A major obstacle of coastal planning is the lack of available models for predicting
long-term changes. Furthermore, reliable long-term wave data are often unavailable or
unreliable. Predicting long-term changes is essential for effective management of coastal
defence schemes. One-line models present a reduced-physics and reduced dimension
approach and provide an efficient and viable alternative to 2D and 3D models while
being less computationally intensive.
The long-term impacts of varying sediment inputs on the stretch of coastline
between uMhlanga and the uMngeni River mouth in Durban are explored using a
one-line model. Site selection was based on ongoing erosion and known operations
of sand-mining, damming and a sand-bypass scheme. Existing models are used as a
framework to develop a coastline model that uses statistically modelled wave climates
as the input source of wave data.
Results indicated that a minimum longshore sediment supply (460,961 m3/year)
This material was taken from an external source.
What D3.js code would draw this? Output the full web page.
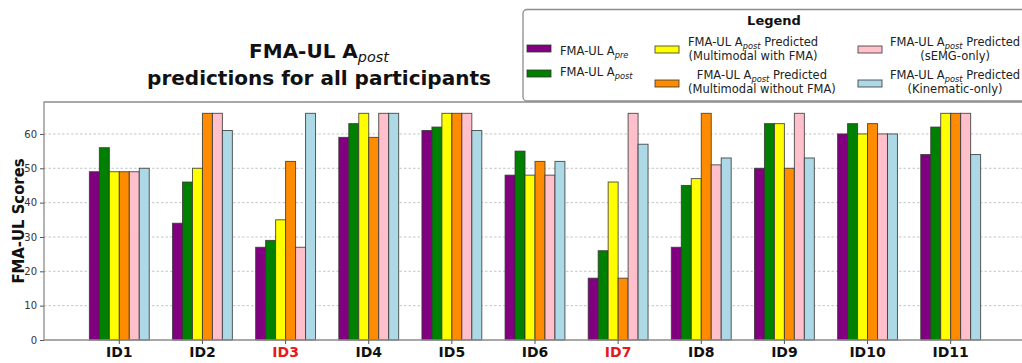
<!DOCTYPE html>
<html>
<head>
<meta charset="utf-8">
<script src="https://cdn.jsdelivr.net/npm/d3@7"></script>
<style>
  html, body { margin: 0; padding: 0; background: #fff; overflow: hidden; }
  svg { display: block; font-family: "DejaVu Sans", sans-serif; }
</style>
</head>
<body>
<svg id="chart" width="1022" height="363"></svg>
<script>
// Participants and their FMA-UL scores
const participants = ["ID1", "ID2", "ID3", "ID4", "ID5", "ID6", "ID7", "ID8", "ID9", "ID10", "ID11"];
const highlighted = ["ID3", "ID7"];

const apre          = [49, 34, 27, 59, 61, 48, 18, 27, 50, 60, 54];
const apost         = [56, 46, 29, 63, 62, 55, 26, 45, 63, 63, 62];
const predWithFma   = [49, 50, 35, 66, 66, 48, 46, 47, 63, 60, 66];
const predNoFma     = [49, 66, 52, 59, 66, 52, 18, 66, 50, 63, 66];
const predSemg      = [49, 66, 27, 66, 66, 48, 66, 51, 66, 60, 66];
const predKinematic = [50, 61, 66, 66, 61, 52, 57, 53, 53, 60, 54];

const yTicks = [0, 10, 20, 30, 40, 50, 60];

const series = [
  { key: "apre",  values: apre,          color: "#800080" },
  { key: "apost", values: apost,         color: "#008000" },
  { key: "withF", values: predWithFma,   color: "#ffff00" },
  { key: "noF",   values: predNoFma,     color: "#ff8c00" },
  { key: "semg",  values: predSemg,      color: "#ffc0cb" },
  { key: "kin",   values: predKinematic, color: "#add8e6" }
];

const svg = d3.select("#chart");

// Plot frame (right edge runs just past the canvas)
const plotL = 44, plotR = 1026, plotT = 102, plotB = 340;

const x = d3.scaleBand()
  .domain(participants)
  .range([plotL, plotR])
  .paddingInner(0)
  .paddingOuter(0.406);

const groupWidth = x.bandwidth() * 0.72;
const xs = d3.scaleBand()
  .domain(series.map(s => s.key))
  .range([0, groupWidth])
  .padding(0);

const y = d3.scaleLinear().domain([0, 69.3]).range([plotB, plotT]);

// Grid
svg.append("g")
  .selectAll("line")
  .data(yTicks.filter(t => t > 0))
  .join("line")
  .attr("x1", plotL).attr("x2", plotR)
  .attr("y1", d => y(d)).attr("y2", d => y(d))
  .attr("stroke", "#b8b8b8")
  .attr("stroke-width", 0.8)
  .attr("stroke-dasharray", "2.5,2");

// Bars
const groups = svg.append("g")
  .selectAll("g")
  .data(participants)
  .join("g")
  .attr("transform", d => `translate(${x(d) + (x.bandwidth() - groupWidth) / 2},0)`);

groups.selectAll("rect")
  .data((p, i) => series.map(s => ({ key: s.key, color: s.color, v: s.values[i] })))
  .join("rect")
  .attr("x", d => xs(d.key))
  .attr("width", xs.bandwidth())
  .attr("y", d => y(d.v))
  .attr("height", d => y(0) - y(d.v))
  .attr("fill", d => d.color)
  .attr("stroke", "#333")
  .attr("stroke-opacity", 0.8)
  .attr("stroke-width", 1);

// Frame: left, top and bottom spines
svg.append("path")
  .attr("d", `M${plotR},${plotT}H${plotL}V${plotB}H${plotR}`)
  .attr("fill", "none")
  .attr("stroke", "#8c8c8c")
  .attr("stroke-width", 1.3);

// Y axis
const yAxis = svg.append("g")
  .attr("transform", `translate(${plotL},0)`)
  .call(d3.axisLeft(y).tickValues(yTicks).tickSize(4).tickPadding(3));
yAxis.select(".domain").remove();
yAxis.selectAll(".tick line").attr("stroke", "#555");
yAxis.selectAll(".tick text")
  .attr("font-family", "DejaVu Sans, sans-serif")
  .attr("font-size", 10)
  .attr("fill", "#333");

// X axis
const xAxis = svg.append("g")
  .attr("transform", `translate(0,${plotB})`)
  .call(d3.axisBottom(x).tickSize(4).tickPadding(3));
xAxis.select(".domain").remove();
xAxis.selectAll(".tick line").attr("stroke", "#555");
xAxis.selectAll(".tick text")
  .attr("font-family", "DejaVu Sans, sans-serif")
  .attr("font-size", 14)
  .attr("font-weight", "bold")
  .attr("fill", d => highlighted.includes(d) ? "#e41a1c" : "#111");

// Y axis label
svg.append("text")
  .attr("transform", `translate(24,${(plotT + plotB) / 2}) rotate(-90) scale(0.9,1)`)
  .attr("text-anchor", "middle")
  .attr("font-size", 16.5)
  .attr("font-weight", "bold")
  .attr("fill", "#111")
  .text("FMA-UL Scores");

// Helper: text with an italic subscript part
function labelWithSub(sel, before, sub, after, size) {
  sel.append("tspan").text(before);
  sel.append("tspan")
    .attr("font-style", "italic")
    .attr("font-weight", "normal")
    .attr("font-size", size * 0.72)
    .attr("dy", size * 0.22)
    .text(sub);
  sel.append("tspan").attr("dy", -size * 0.22).text(after || "");
  return sel;
}

// Title
const title1 = svg.append("text")
  .attr("x", 319).attr("y", 58)
  .attr("text-anchor", "middle")
  .attr("font-size", 20)
  .attr("font-weight", "bold")
  .attr("fill", "#111");
labelWithSub(title1, "FMA-UL A", "post", "", 20);

svg.append("text")
  .attr("x", 319).attr("y", 85)
  .attr("text-anchor", "middle")
  .attr("font-size", 20)
  .attr("font-weight", "bold")
  .attr("fill", "#111")
  .text("predictions for all participants");

// Legend
const legend = svg.append("g");
legend.append("rect")
  .attr("x", 523).attr("y", 9.5)
  .attr("width", 510).attr("height", 91.5)
  .attr("rx", 4)
  .attr("fill", "#fff")
  .attr("stroke", "#8c8c8c")
  .attr("stroke-width", 1.3);

legend.append("text")
  .attr("x", 774).attr("y", 25)
  .attr("text-anchor", "middle")
  .attr("font-size", 13)
  .attr("font-weight", "bold")
  .attr("fill", "#111")
  .text("Legend");

const legendFont = 11.5;
const legendItems = [
  { color: series[0].color, hx: 527, hy: 45, tx: 560, lines: [["FMA-UL A", "pre", ""]], base: [55] },
  { color: series[1].color, hx: 527, hy: 70, tx: 560, lines: [["FMA-UL A", "post", ""]], base: [76] },
  { color: series[2].color, hx: 655, hy: 46, tx: 688, lines: [["FMA-UL A", "post", " Predicted"], ["(Multimodal with FMA)"]], base: [46, 60] },
  { color: series[3].color, hx: 655, hy: 80, tx: 688, lines: [["FMA-UL A", "post", " Predicted"], ["(Multimodal without FMA)"]], base: [79, 93] },
  { color: series[4].color, hx: 858, hy: 46, tx: 890, lines: [["FMA-UL A", "post", " Predicted"], ["(sEMG-only)"]], base: [46, 60] },
  { color: series[5].color, hx: 858, hy: 80, tx: 890, lines: [["FMA-UL A", "post", " Predicted"], ["(Kinematic-only)"]], base: [79, 93] }
];

legendItems.forEach(item => {
  legend.append("rect")
    .attr("x", item.hx).attr("y", item.hy)
    .attr("width", 24).attr("height", 7)
    .attr("fill", item.color)
    .attr("stroke", "#333")
    .attr("stroke-opacity", 0.8)
    .attr("stroke-width", 1);

  const nodes = item.lines.map((ln, i) => {
    const t = legend.append("text")
      .attr("x", item.tx)
      .attr("y", item.base[i])
      .attr("font-size", legendFont)
      .attr("fill", "#222");
    if (ln.length === 3) labelWithSub(t, ln[0], ln[1], ln[2], legendFont);
    else t.text(ln[0]);
    return t;
  });
  if (nodes.length > 1) {
    // centre the lines of a multi-line entry on each other
    const widths = nodes.map(n => n.node().getComputedTextLength());
    const w = d3.max(widths);
    nodes.forEach(n => n.attr("x", item.tx + w / 2).attr("text-anchor", "middle"));
  }
});
</script>
</body>
</html>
required to maintain beach volume in the study region exceeds the estimate by Corbella
& Stretch (2012) of 418,333 m3/year. Observed beach erosion by eThekwini Municipality indicated a current longshore sediment supply of 410,276 m3/year. Furthermore,
volume conservation did not ensure beach width conservation along the entire coastline,
with a minimum sediment influx of 596,183 m3/year required for beach width and
beach plan area conservation.
Shore nourishment behaviour were analysed in the form of alongshore sand waves
with results showing that multiple, smaller nourishments results in more realistic sand
wave amplitudes that are required for diffusion dominant waves. Smaller nourishments
allow for more diffusive effects while maintaining a diffusive state whereas larger
nourishments tend to become advection dominant following rapid diffusion.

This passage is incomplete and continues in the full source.